The former miner's son, Phil Kenny, 58, confirmed his father died on Monday morning.
Mr Kenny, 79, was seriously injured when he was stabbed as he intervened when Thomas Mair attacked Mrs Cox in his home village of Birstall, West Yorkshire, in June 2016.
Her husband, Brendan Cox, tweeted on Tuesday: "Bernard Kenny was a hero, he personified the best of our country; risking his own safety to help others.
"Our thoughts & love are with his family."
Tracy Brabin, who was elected MP for Batley and Spen after the death of Mrs Cox, earlier told the Press Association: "My heartfelt condolences go out to Bernard's family at this sad time.
"I hope they will take comfort in the fact that Bernard will forever be remembered as a true hero, both as a member of the miners' rescue team and as a constituent of Batley and Spen who risked his life to protect Jo Cox.
"Bernard was brave and selfless, we will never forget him."
Mr Kenny was awarded the George Medal for his bravery this June, and said he was "honoured to receive such an award".
He was included in a list of bravery awards along with the two West Yorkshire Police officers who arrested Mair.
Pc Craig Nicholls and Pc Jonathan Wright both received the Queen's Gallantry Medal.
After Mrs Cox's murder there were numerous calls for Mr Kenny to be honoured, including a petition aimed at securing him the George Cross - the highest possible civilian honour.
At Mair's trial at the Old Bailey, the jury heard that the pensioner was waiting for his wife outside the library in Birstall when he saw Mair going "berserk".
He said in a statement to police: "I thought if I could jump on to the back, I could take him down.
"I thought he was thumping her until I saw the blood. I saw he had a knife in his hands. It was what I call a dagger. The blade was about nine inches.

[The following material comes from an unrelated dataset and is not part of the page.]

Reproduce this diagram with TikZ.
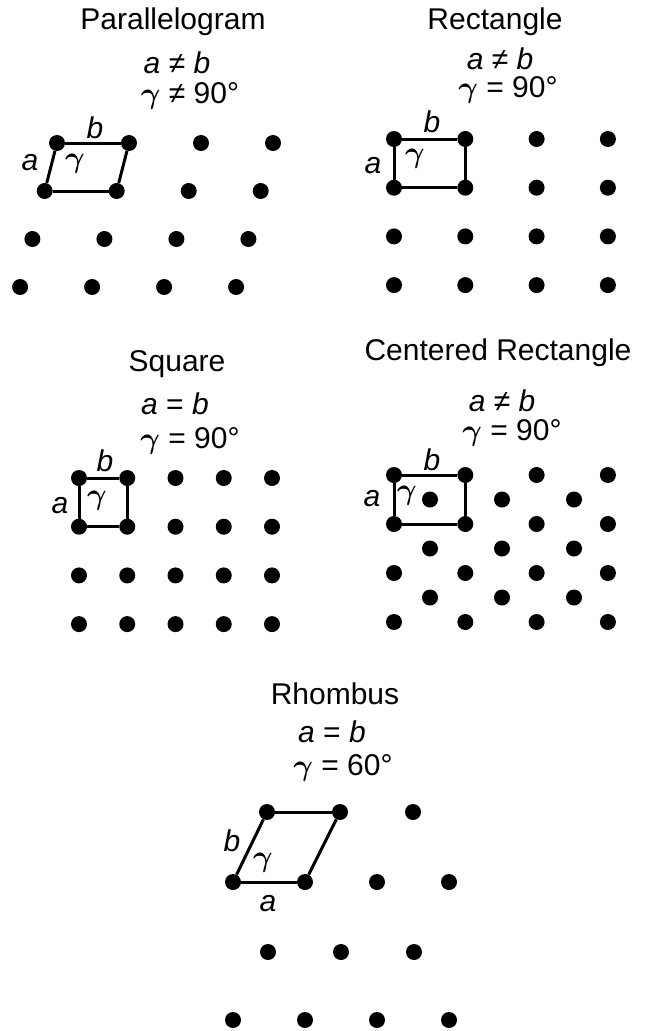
\RequirePackage{fix-cm}
\documentclass[tikz,border=0pt]{standalone}
\usepackage{fontspec}
\setmainfont{Liberation Sans}
\newcommand{\lbl}{\fontsize{30}{34}\selectfont}
\newcommand{\gam}{{\boldmath$\gamma$}}
\newcommand{\gl}{{\boldmath$\gamma$}}
\begin{document}
\begin{tikzpicture}[x=1pt,y=-1pt,
  dot/.style={circle,fill=black,inner sep=0pt,minimum size=16pt},
  edge/.style={line width=3pt,black},
  txt/.style={inner sep=0pt,font=\lbl},
]
\useasboundingbox (0,0) rectangle (646,1031);
% ---------- Parallelogram ----------
\foreach \r in {0,...,3}{\foreach \c in {0,...,3}{
  \node[dot] (P\r\c) at ({57-12.3*\r+72*\c},{143+48*\r}) {};}}
\draw[edge] (P00) -- (P01);
\draw[edge] (P01) -- (P11);
\draw[edge] (P11) -- (P10);
\draw[edge] (P10) -- (P00);
\node[txt] (Pt) at (173,22) {Parallelogram};
\node[txt] (Pm1) at (177,63) {\textit{a} ≠ \textit{b}};
\node[txt] (Pm2) at (190,96) {\gam{} ≠ 90°};
\node[txt] (Pa) at (30,163) {\textit{a}};
\node[txt] (Pb) at (95,128) {\textit{b}};
\node[txt] (Pg) at (75,164) {\gl};
% ---------- Rectangle ----------
\foreach \r in {0,...,3}{\foreach \c in {0,...,3}{
  \node[dot] (R\r\c) at ({394+71.3*\c},{139+48.7*\r}) {};}}
\draw[edge] (R00) -- (R01);
\draw[edge] (R01) -- (R11);
\draw[edge] (R11) -- (R10);
\draw[edge] (R10) -- (R00);
\node[txt] (Rt) at (495,22) {Rectangle};
\node[txt] (Rm1) at (500,59) {\textit{a} ≠ \textit{b}};
\node[txt] (Rm2) at (508,90) {\gam{} = 90°};
\node[txt] (Ra) at (373,166) {\textit{a}};
\node[txt] (Rb) at (432,122) {\textit{b}};
\node[txt] (Rg) at (415,159) {\gl};
% ---------- Square ----------
\foreach \r in {0,...,3}{\foreach \c in {0,...,4}{
  \node[dot] (S\r\c) at ({79+48.25*\c},{478+48.7*\r}) {};}}
\draw[edge] (S00) -- (S01);
\draw[edge] (S01) -- (S11);
\draw[edge] (S11) -- (S10);
\draw[edge] (S10) -- (S00);
\node[txt] (St) at (177,364) {Square};
\node[txt] (Sm1) at (175,404) {\textit{a} = \textit{b}};
\node[txt] (Sm2) at (190,441) {\gam{} = 90°};
\node[txt] (Sa) at (60,506) {\textit{a}};
\node[txt] (Sb) at (105,461) {\textit{b}};
\node[txt] (Sg) at (97,501) {\gl};
% ---------- Centered Rectangle ----------
\foreach \r in {0,...,3}{\foreach \c in {0,...,3}{
  \node[dot] (C\r\c) at ({394+71.3*\c},{475+49*\r}) {};}}
\foreach \r in {0,...,2}{\foreach \c in {0,...,2}{
  \node[dot] (D\r\c) at ({430+72*\c},{499.5+49*\r}) {};}}
\draw[edge] (C00) -- (C01);
\draw[edge] (C01) -- (C11);
\draw[edge] (C11) -- (C10);
\draw[edge] (C10) -- (C00);
\node[txt] (Ct) at (498,353) {Centered Rectangle};
\node[txt] (Cm1) at (502,401) {\textit{a} ≠ \textit{b}};
\node[txt] (Cm2) at (512,433) {\gam{} = 90°};
\node[txt] (Ca) at (372,499) {\textit{a}};
\node[txt] (Cb) at (432,460) {\textit{b}};
\node[txt] (Cg) at (407,496) {\gl};
% ---------- Rhombus ----------
\foreach \c in {0,...,2}{\node[dot] (H0\c) at ({267+73*\c},812) {};}
\foreach \c in {0,...,3}{\node[dot] (H1\c) at ({233+72*\c},882) {};}
\foreach \c in {0,...,2}{\node[dot] (H2\c) at ({268+73*\c},952) {};}
\foreach \c in {0,...,3}{\node[dot] (H3\c) at ({233+72*\c},1020) {};}
\draw[edge] (H00) -- (H01);
\draw[edge] (H01) -- (H11);
\draw[edge] (H11) -- (H10);
\draw[edge] (H10) -- (H00);
\node[txt] (Ht) at (335,694) {Rhombus};
\node[txt] (Hm1) at (332,732) {\textit{a} = \textit{b}};
\node[txt] (Hm2) at (343,768) {\gam{} = 60°};
\node[txt] (Hb) at (232,841) {\textit{b}};
\node[txt] (Hg) at (263,863) {\gl};
\node[txt] (Ha) at (268,904) {\textit{a}};
\end{tikzpicture}
\end{document}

"Just as I got short of him, he turned around and saw me. He shoved the knife in and it hit me in the stomach. The blood started pouring out between my fingers. I saw the blood and I thought 'Oh my God'."
Mr Kenny described Mair's actions as a "pure act of evil".
After the attack, more than 80,000 people signed an online petition calling for Mr Kenny to be awarded the George Cross for his bravery.
Mr Kenny, who shared a birthday with Mrs Cox, worked as a miner for 40 years and is a former member of the Gomersal Mines Rescue team which tried to save victims of the Lofthouse mine disaster in 1973.
Neo-Nazi Mair was given a whole life sentence for the murder of Mrs Cox, and was also found guilty of causing grievous bodily harm to Mr Kenny and possession of a gun and dagger.
In a statement on behalf of the Cox family, Mrs Cox's sister, Kim Leadbeater, said: "It was with deep sadness that we heard from Bernard Kenny's son, Phil, that his dad had passed away on Monday.
"Having kept in touch with the Kenny family since Jo's murder, we were aware of his illness.
"Bernard was a true hero and a shining example of Yorkshire and British bravery. He restored our faith in humanity and we will be forever grateful for the attempt he made to intervene when Jo was killed.
"Our thoughts and love are with Doreen, Phil and the whole Kenny family and with Bernard's many friends at this time."